--- Raw records ---
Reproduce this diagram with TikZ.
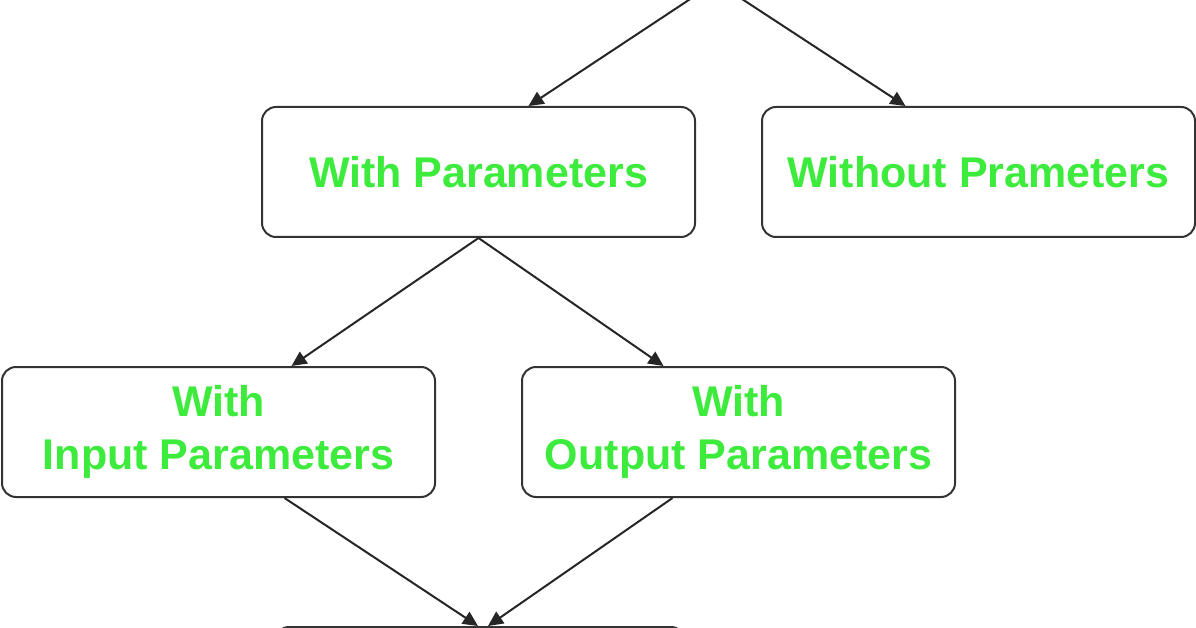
\documentclass[tikz,border=0pt]{standalone}
\usepackage{fontspec}
\setmainfont{Liberation Sans}
\usetikzlibrary{arrows.meta}
\begin{document}
\begin{tikzpicture}[x=1pt,y=-1pt,
  box/.style={draw=black!80,line width=2pt,rounded corners=14pt,minimum width=433pt,minimum height=130pt,inner sep=0pt,align=center,font=\fontsize{43}{53}\selectfont\bfseries},
  arr/.style={draw=black!85,line width=2pt,-{Triangle[length=15pt,width=14pt]}}]
\definecolor{tg}{RGB}{60,235,60}
\tikzset{box/.append style={text=tg}}
\useasboundingbox (0,0) rectangle (1196,628);
\clip (0,0) rectangle (1196,628);
\node[box] (top) at (716,-84) {};
\node[box] (wp) at (478.5,172) {With Parameters};
\node[box] (wop) at (978.5,172) {Without Prameters};
\node[box] (wip) at (218.5,432) {With\\Input Parameters};
\node[box] (wout) at (738.5,432) {With\\Output Parameters};
\node[box,minimum width=410pt] (bot) at (480,692) {};
\draw[arr] (top.south) -- ([xshift=50pt]wp.north);
\draw[arr] (top.south) -- ([xshift=-73pt]wop.north);
\draw[arr] (wp.south) -- ([xshift=73pt]wip.north);
\draw[arr] (wp.south) -- ([xshift=-75pt]wout.north);
\draw[arr] ([xshift=66pt]wip.south) -- ([xshift=-2pt]bot.north);
\draw[arr] ([xshift=-66pt]wout.south) -- ([xshift=8pt]bot.north);
\end{tikzpicture}
\end{document}
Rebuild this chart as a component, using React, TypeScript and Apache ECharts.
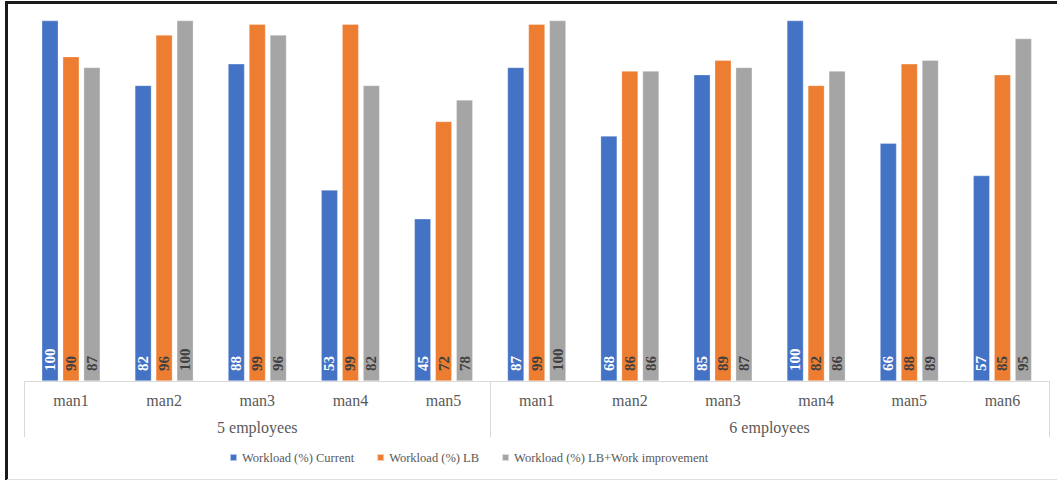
import React, { useEffect, useRef } from "react";
import * as echarts from "echarts";

const categories = ["man1", "man2", "man3", "man4", "man5", "man1", "man2", "man3", "man4", "man5", "man6"];
const groupLabels = ["5 employees", "6 employees"];
const groupSizes = [5, 6];
const seriesNames = ["Workload (%) Current", "Workload (%) LB", "Workload (%) LB+Work improvement"];
const currentValues = [100, 82, 88, 53, 45, 87, 68, 85, 100, 66, 57];
const lbValues = [90, 96, 99, 99, 72, 99, 86, 89, 82, 88, 85];
const improvedValues = [87, 100, 96, 82, 78, 100, 86, 87, 86, 89, 95];

const colors = ["#4472C4", "#ED7D31", "#A5A5A5"];
const labelColors = ["#ffffff", "#404040", "#404040"];
const FONT = "Liberation Serif";

export default function App() {
  const ref = useRef<HTMLDivElement>(null);

  useEffect(() => {
    if (!ref.current) return;
    const chart = echarts.init(ref.current, null, { renderer: "svg" });
    const total = groupSizes.reduce((a, b) => a + b, 0);
    const bounds: number[] = [0];
    const centers: number[] = [];
    let acc = 0;
    groupSizes.forEach((s) => {
      centers.push(acc + s / 2);
      acc += s;
      bounds.push(acc);
    });
    const dataSets = [currentValues, lbValues, improvedValues];
    chart.setOption({
      animation: false,
      textStyle: { fontFamily: FONT },
      grid: { left: 24.4, right: 8, top: 20.6, bottom: 100, containLabel: false },
      legend: {
        left: 229,
        top: 451,
        padding: 0,
        itemWidth: 7,
        itemHeight: 7,
        itemGap: 22,
        icon: "rect",
        textStyle: { fontFamily: FONT, fontSize: 12.5, color: "#595959" },
        data: seriesNames,
      },
      xAxis: [
        {
          type: "category",
          data: categories,
          position: "bottom",
          axisLine: { show: true, lineStyle: { color: "#d9d9d9", width: 1 } },
          axisTick: { show: false },
          axisLabel: { fontFamily: FONT, fontSize: 16, color: "#595959", margin: 11, interval: 0 },
          splitLine: { show: false },
        },
        {
          type: "value",
          min: 0,
          max: total,
          position: "bottom",
          axisLine: { show: false },
          axisTick: {
            show: true,
            customValues: bounds,
            length: 56,
            lineStyle: { color: "#d9d9d9", width: 1 },
          },
          axisLabel: {
            customValues: centers,
            fontFamily: FONT,
            fontSize: 16,
            color: "#595959",
            margin: 38,
            formatter: (v: number) => {
              const i = centers.findIndex((c) => Math.abs(c - v) < 1e-6);
              return i >= 0 ? groupLabels[i] : "";
            },
          },
          splitLine: { show: false },
        },
      ],
      yAxis: {
        type: "value",
        min: 0,
        max: 100,
        show: false,
        splitLine: { show: false },
      },
      series: seriesNames.map((name, i) => ({
        name,
        type: "bar",
        xAxisIndex: 0,
        data: dataSets[i],
        barWidth: 16.5,
        barGap: "27%",
        itemStyle: { color: colors[i], borderColor: "rgba(255,255,255,0.6)", borderWidth: 0.5 },
        label: {
          show: true,
          position: "insideBottom",
          rotate: 90,
          align: "left",
          verticalAlign: "middle",
          distance: 10,
          fontFamily: FONT,
          fontSize: 15,
          fontWeight: "bold",
          color: labelColors[i],
        },
      })),
    });
    return () => chart.dispose();
  }, []);

  return (
    <div style={{ position: "absolute", left: 0, top: 0, width: 1057, height: 481, background: "#fff" }}>
      <div ref={ref} style={{ position: "absolute", left: 0, top: 0, width: 1057, height: 481 }} />
      <div style={{ position: "absolute", left: 5, top: 1, width: 1052, height: 2.5, background: "#1a1a1a" }} />
      <div style={{ position: "absolute", left: 5, top: 1, width: 2.5, height: 479, background: "#1a1a1a" }} />
      <div style={{ position: "absolute", left: 7, top: 479, width: 1050, height: 1, background: "#e0e0e0" }} />
    </div>
  );
}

--- Exercise task ---
Your task is to collect every line above that contains the word "React".

--- Written solution ---
Rebuild this chart as a component, using React, TypeScript and Apache ECharts.
import React, { useEffect, useRef } from "react";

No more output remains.